Here is God’s promise that his word, if faithfully ministered, will fully accomplish his purposes, and no christian should desire to accomplish more than that.

So then, “let the word do it”. But it cannot be any word, thought up as it were at the last minute. It must be God’s word, if it is to have a cutting edge “sharper than any two-edged sword”. This requires, on the part of God’s steward, faithfulness in prayer, diligence in study, and earnest labouring among the flock; for only so can God’s word in its completeness and relevance be understood, first by the minister and then by the people.

The word ministered must be full-orbed if it is to be effective. We must not shrink from declaring the whole counsel of God. At the present day, the call for repentance towards God is often weak. The facts of judgement to come and eternal punishment are omitted.

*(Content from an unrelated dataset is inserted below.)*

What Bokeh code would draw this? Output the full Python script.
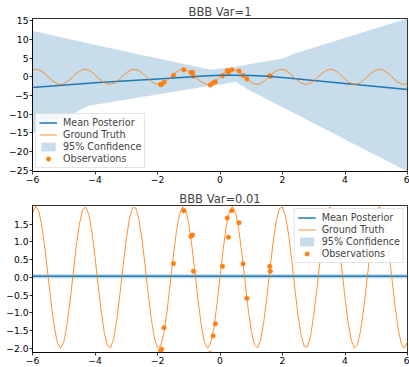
from bokeh.plotting import figure
from bokeh.layouts import column
from bokeh.models import Range1d, FixedTicker, CustomJSTickFormatter, Legend, LegendItem
from bokeh.embed import file_html
from bokeh.resources import INLINE

# ---------------- data ----------------
gt_x = [i / 10 for i in range(-60, 61)]
gt_y = [1.81, 2.00, 1.87, 1.45, 0.80, 0.02, -0.76, -1.42, -1.86, -2.00,
        -1.83, -1.36, -0.69, 0.10, 0.87, 1.50, 1.90, 1.99, 1.78, 1.28,
        0.58, -0.22, -0.97, -1.58, -1.93, -1.98, -1.72, -1.18, -0.46, 0.33,
        1.07, 1.65, 1.96, 1.96, 1.66, 1.09, 0.35, -0.45, -1.17, -1.71,
        -1.98, -1.94, -1.59, -0.99, -0.23, 0.56, 1.26, 1.77, 1.99, 1.90,
        1.51, 0.89, 0.12, -0.67, -1.35, -1.82, -2.00, -1.86, -1.43, -0.78,
        0.00, 0.78, 1.43, 1.86, 2.00, 1.82, 1.35, 0.67, -0.12, -0.89,
        -1.51, -1.90, -1.99, -1.77, -1.26, -0.56, 0.23, 0.99, 1.59, 1.94,
        1.98, 1.71, 1.17, 0.45, -0.35, -1.09, -1.66, -1.96, -1.96, -1.65,
        -1.07, -0.33, 0.46, 1.18, 1.72, 1.98, 1.93, 1.58, 0.97, 0.22,
        -0.58, -1.28, -1.78, -1.99, -1.90, -1.50, -0.87, -0.10, 0.69, 1.36,
        1.83, 2.00, 1.86, 1.42, 0.76, -0.02, -0.80, -1.45, -1.87, -2.00,
        -1.81]

obs_x = [-1.90, -1.87, -1.79, -1.49, -1.16, -0.93, -0.88, -0.85, -0.31, -0.22,
         -0.15, 0.08, 0.23, 0.27, 0.38, 0.61, 0.74, 0.86, 1.59, 1.61]
obs_y = [-2.07, -2.03, -1.42, 0.39, 1.88, 1.16, 1.19, 0.17, -2.15, -1.65,
         -1.31, 0.31, 1.67, 1.13, 1.88, 1.54, 0.38, -0.59, 0.31, 0.17]

# BBB Var=1
mean1_x = [-6, -4, -2, -1, -0.5, 0, 0.5, 1, 1.5, 2, 4, 6]
mean1_y = [-2.85, -1.6, -0.55, -0.05, 0.2, 0.4, 0.45, 0.35, 0.15, -0.15, -1.75, -3.35]
band1_x = [-6, -4.2, -0.3, 0.0, 0.5, 0.9, 2.0, 2.42, 6]
band1_lo = [-15.1, -7.7, -2.4, -2.1, -1.3, -3.4, -8.1, -9.9, -25.3]
band1_hi = [12.3, 8.9, 1.9, 2.2, 2.7, 3.3, 4.9, 6.3, 15.6]

# BBB Var=0.01
mean2_x = [-6, 6]
mean2_y = [0.03, 0.03]
band2_lo = [-0.03, -0.03]
band2_hi = [0.09, 0.09]

x_ticks = [-6, -4, -2, 0, 2, 4, 6]
y1_ticks = [-25, -20, -15, -10, -5, 0, 5, 10, 15]
y2_ticks = [-2.0, -1.5, -1.0, -0.5, 0.0, 0.5, 1.0, 1.5]

BLUE = "#1f77b4"
ORANGE = "#ff7f0e"
FONT = "DejaVu Sans"

int_fmt = CustomJSTickFormatter(code="""
var v = Math.round(tick);
return (v < 0 ? '\\u2212' : '') + Math.abs(v).toFixed(0);
""")
dec_fmt = CustomJSTickFormatter(code="""
var v = Math.abs(tick) < 1e-9 ? 0 : tick;
return (v < 0 ? '\\u2212' : '') + Math.abs(v).toFixed(1);
""")


def style(p, yticks, yfmt):
    p.xgrid.visible = False
    p.ygrid.visible = False
    p.outline_line_color = "black"
    p.outline_line_width = 0.8
    p.title.text_font = FONT
    p.title.text_font_size = "11.5px"
    p.title.text_font_style = "normal"
    p.title.align = "center"
    p.title.standoff = 0
    for ax in (p.xaxis[0], p.yaxis[0]):
        ax.major_tick_out = 3
        ax.major_tick_in = 0
        ax.minor_tick_out = 0
        ax.minor_tick_in = 0
        ax.axis_line_width = 0.8
        ax.major_tick_line_width = 0.8
        ax.major_label_text_font = FONT
        ax.major_label_text_font_size = "9.2px"
        ax.major_label_text_color = "black"
        ax.major_label_standoff = 1
    p.xaxis[0].ticker = FixedTicker(ticks=x_ticks)
    p.xaxis[0].formatter = int_fmt
    p.yaxis[0].ticker = FixedTicker(ticks=yticks)
    p.yaxis[0].formatter = yfmt


def draw(p, mx, my, bx, blo, bhi, loc):
    # matplotlib z-order: collections (band, scatter) below lines
    r_band = p.varea(x=bx, y1=blo, y2=bhi, fill_color=BLUE, fill_alpha=0.25)
    r_obs = p.scatter(obs_x, obs_y, size=4.5, fill_color=ORANGE, line_color=ORANGE,
                      line_width=0.5)
    r_mean = p.line(mx, my, color=BLUE, line_width=1.5)
    r_gt = p.line(gt_x, gt_y, color=ORANGE, line_width=1.0, line_alpha=0.85)
    lg = Legend(items=[
        LegendItem(label="Mean Posterior", renderers=[r_mean]),
        LegendItem(label="Ground Truth", renderers=[r_gt]),
        LegendItem(label="95% Confidence", renderers=[r_band]),
        LegendItem(label="Observations", renderers=[r_obs]),
    ])
    lg.location = loc
    lg.margin = 3
    lg.padding = 3
    lg.spacing = 1
    lg.label_height = 11
    lg.glyph_height = 11
    lg.glyph_width = 18
    lg.label_standoff = 6
    lg.label_text_font = FONT
    lg.label_text_font_size = "9.6px"
    lg.border_line_color = "#cccccc"
    lg.border_line_width = 0.8
    lg.background_fill_alpha = 0.8
    p.add_layout(lg, "center")


p1 = figure(width=409, height=189, x_range=Range1d(-6, 6), y_range=Range1d(-25.3, 15.6),
            title="BBB Var=1", output_backend="svg", toolbar_location=None,
            min_border_left=32, min_border_right=2, min_border_top=18, min_border_bottom=18)
draw(p1, mean1_x, mean1_y, band1_x, band1_lo, band1_hi, "bottom_left")
style(p1, y1_ticks, int_fmt)

p2 = figure(width=409, height=178, x_range=Range1d(-6, 6), y_range=Range1d(-2.12, 2.025),
            title="BBB Var=0.01", output_backend="svg", toolbar_location=None,
            min_border_left=32, min_border_right=2, min_border_top=14, min_border_bottom=15)
draw(p2, mean2_x, mean2_y, mean2_x, band2_lo, band2_hi, "top_right")
style(p2, y2_ticks, dec_fmt)

layout = column(p1, p2, spacing=0)
open("out.html", "w", encoding="utf-8").write(file_html(layout, INLINE))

Yet no more awful words have ever been spoken than those of Jesus when he foretold that he would say to a group of humans, “Depart from me, ye cursed, into the eternal fire prepared for the devil and his angels”, and that having said it they would go away into eternal punishment (Matt 25:41, 46). To gloss over this truth is not a mark of faithfulness in the stewardship of dispensing the mysteries which Christ has committed to us.

It is worth noting that some of our lord’s sermons gave great offence to many of his disciples, so that they “walked no more with him” (John 6:66). His preaching emptied the church, as we might put it. This is a warning lest we should take numbers in itself as an object to be striven for, or as a test for a successful ministry.

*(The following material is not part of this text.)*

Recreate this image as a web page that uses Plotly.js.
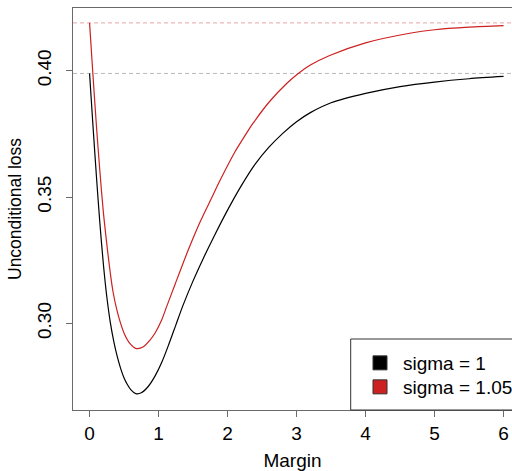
<!DOCTYPE html>
<html>
<head>
<meta charset="utf-8">
<script src="https://cdn.plot.ly/plotly-3.0.1.min.js"></script>
<style>
html,body{margin:0;padding:0;overflow:hidden;background:#fff;}
#chart{width:512px;height:471px;}
</style>
</head>
<body>
<div id="chart"></div>
<script>
// Margin values and unconditional loss
const marginBlack = [0,0.05,0.10,0.15,0.20,0.25,0.30,0.35,0.40,0.45,0.50,0.55,0.60,0.67,0.75,0.85,0.95,1.05,1.15,1.25,1.35,1.50,1.65,1.80,2.00,2.20,2.40,2.60,2.80,3.00,3.20,3.50,4.00,4.50,5.00,5.50,6.00];
const lossSigma1 = [0.3989,0.378,0.358,0.3395,0.3235,0.3105,0.3005,0.2930,0.2870,0.2822,0.2784,0.2757,0.2737,0.2722,0.2725,0.2750,0.2792,0.2848,0.2918,0.2993,0.3068,0.3168,0.3258,0.3342,0.3448,0.3545,0.3630,0.3697,0.3752,0.3798,0.3834,0.3873,0.3910,0.3937,0.3955,0.3968,0.3977];

const marginRed = [0,0.05,0.10,0.15,0.20,0.26,0.30,0.34,0.40,0.45,0.51,0.58,0.68,0.78,0.87,0.95,1.04,1.12,1.24,1.43,1.60,1.77,1.89,2.11,2.28,2.37,2.60,2.86,3.02,3.20,3.48,4.00,4.64,5.00,5.50,6.00];
const lossSigma105 = [0.4189,0.398,0.378,0.360,0.344,0.329,0.320,0.3125,0.3048,0.3000,0.2955,0.2922,0.2900,0.2907,0.2932,0.2962,0.3010,0.3068,0.3155,0.3290,0.3400,0.3497,0.3565,0.3680,0.3755,0.3792,0.3875,0.3950,0.3988,0.4022,0.4060,0.4110,0.4148,0.4162,0.4172,0.4178];

// asymptote levels (dashed reference lines)
const asymptotes = [0.3989, 0.4189];
const seriesNames = ["sigma = 1", "sigma = 1.05"];
const xTicks = [0,1,2,3,4,5,6];
const yTicks = [0.30,0.35,0.40];
const yTickText = ["0.30","0.35","0.40"];

const colBlack = "#000000";
const colRed = "#cd2020";
const dashCols = ["#b8b8b8", "#e6a6a6"];
const frameCol = "#6a6a6a";

const traces = [
  {x: marginBlack, y: lossSigma1, mode: "lines", line: {color: colBlack, width: 1.2, shape: "spline", smoothing: 0.8}, showlegend: false, hoverinfo: "skip"},
  {x: marginRed, y: lossSigma105, mode: "lines", line: {color: colRed, width: 1.2, shape: "spline", smoothing: 0.8}, showlegend: false, hoverinfo: "skip"},
  {x: [null], y: [null], mode: "markers", name: seriesNames[0], legend: "legend", marker: {symbol: "square", size: 14, color: colBlack, line: {color: "#333", width: 1}}},
  {x: [null], y: [null], mode: "markers", name: seriesNames[1], legend: "legend2", marker: {symbol: "square", size: 14, color: colRed, line: {color: "#333", width: 1}}}
];

const W = 512, H = 471, L = 73, T = 8, B = 61;
const plotW = W - L, plotH = H - T - B;
const legLeft = 350.7, legTop = 339;
const rowY = [363, 387];

const shapes = asymptotes.map((v, i) => ({
  type: "line", xref: "paper", x0: 0, x1: 1, yref: "y", y0: v, y1: v,
  line: {color: dashCols[i], width: 1, dash: "4px,3px"}, layer: "below"
}));
// legend frame (extends beyond the right edge like the reference)
shapes.push({type: "rect", xref: "paper", yref: "paper",
  x0: (legLeft - L) / plotW, x1: 1.2, y0: 0, y1: (T + plotH - legTop) / plotH,
  line: {color: "#333", width: 1}, fillcolor: "rgba(255,255,255,0)", layer: "above"});

const font = {family: "Liberation Sans, Arial, sans-serif", size: 19, color: "#000"};

function legendAt(py) {
  return {
    x: (357 - L) / plotW, xanchor: "left",
    y: (T + plotH - py) / plotH, yanchor: "middle",
    bgcolor: "rgba(255,255,255,0)", borderwidth: 0,
    font: font, itemwidth: 36
  };
}

const layout = {
  width: W, height: H,
  margin: {l: L, r: 0, t: T, b: B, autoexpand: false},
  paper_bgcolor: "#fff", plot_bgcolor: "#fff",
  font: font,
  showlegend: true,
  xaxis: {
    range: [-0.24, -0.24 + plotW / 69], tickvals: xTicks, ticktext: xTicks.map(String),
    showgrid: false, zeroline: false, showline: true, mirror: true,
    linecolor: frameCol, linewidth: 1, ticks: "outside", ticklen: 6, tickcolor: frameCol,
    tickfont: font, ticklabelstandoff: 0, automargin: false,
    title: {text: "Margin", font: font, standoff: 10}
  },
  yaxis: {
    range: [0.2657, 0.4248], tickvals: yTicks, ticktext: yTickText, tickangle: -90,
    showgrid: false, zeroline: false, showline: true, mirror: false,
    linecolor: frameCol, linewidth: 1, ticks: "outside", ticklen: 6, tickcolor: frameCol,
    tickfont: font, ticklabelstandoff: 7, automargin: false,
    title: {text: "Unconditional loss", font: {family: font.family, size: 17.5, color: "#000"}, standoff: 8}
  },
  legend: legendAt(rowY[0]),
  legend2: legendAt(rowY[1]),
  shapes: shapes
};

Plotly.newPlot("chart", traces, layout, {staticPlot: true, displayModeBar: false});
</script>
</body>
</html>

God’s purposes for his word are not always the same. When ministered by St Paul or by Billy Graham, multitudes believed. Yet when ministered by our lord, the most perfect of ministers, few believed. None of us know what God’s purposes for our ministry are. Yet we have Christ’s promise that if we minister his words his sheep will hear: “My sheep hear my voice … and they follow me”. If others do not believe, it is, as Jesus said, because they are not his sheep (John 10:26, 27).

So then, let the word do it; for if the minister lays aside this God-appointed means, even for a moment, as too slow and disappointing in ‘results’, he will be found to have enclosed in the sheepfold those who are not Christ’s sheep but rather wolves who will tear and scandalize the flock.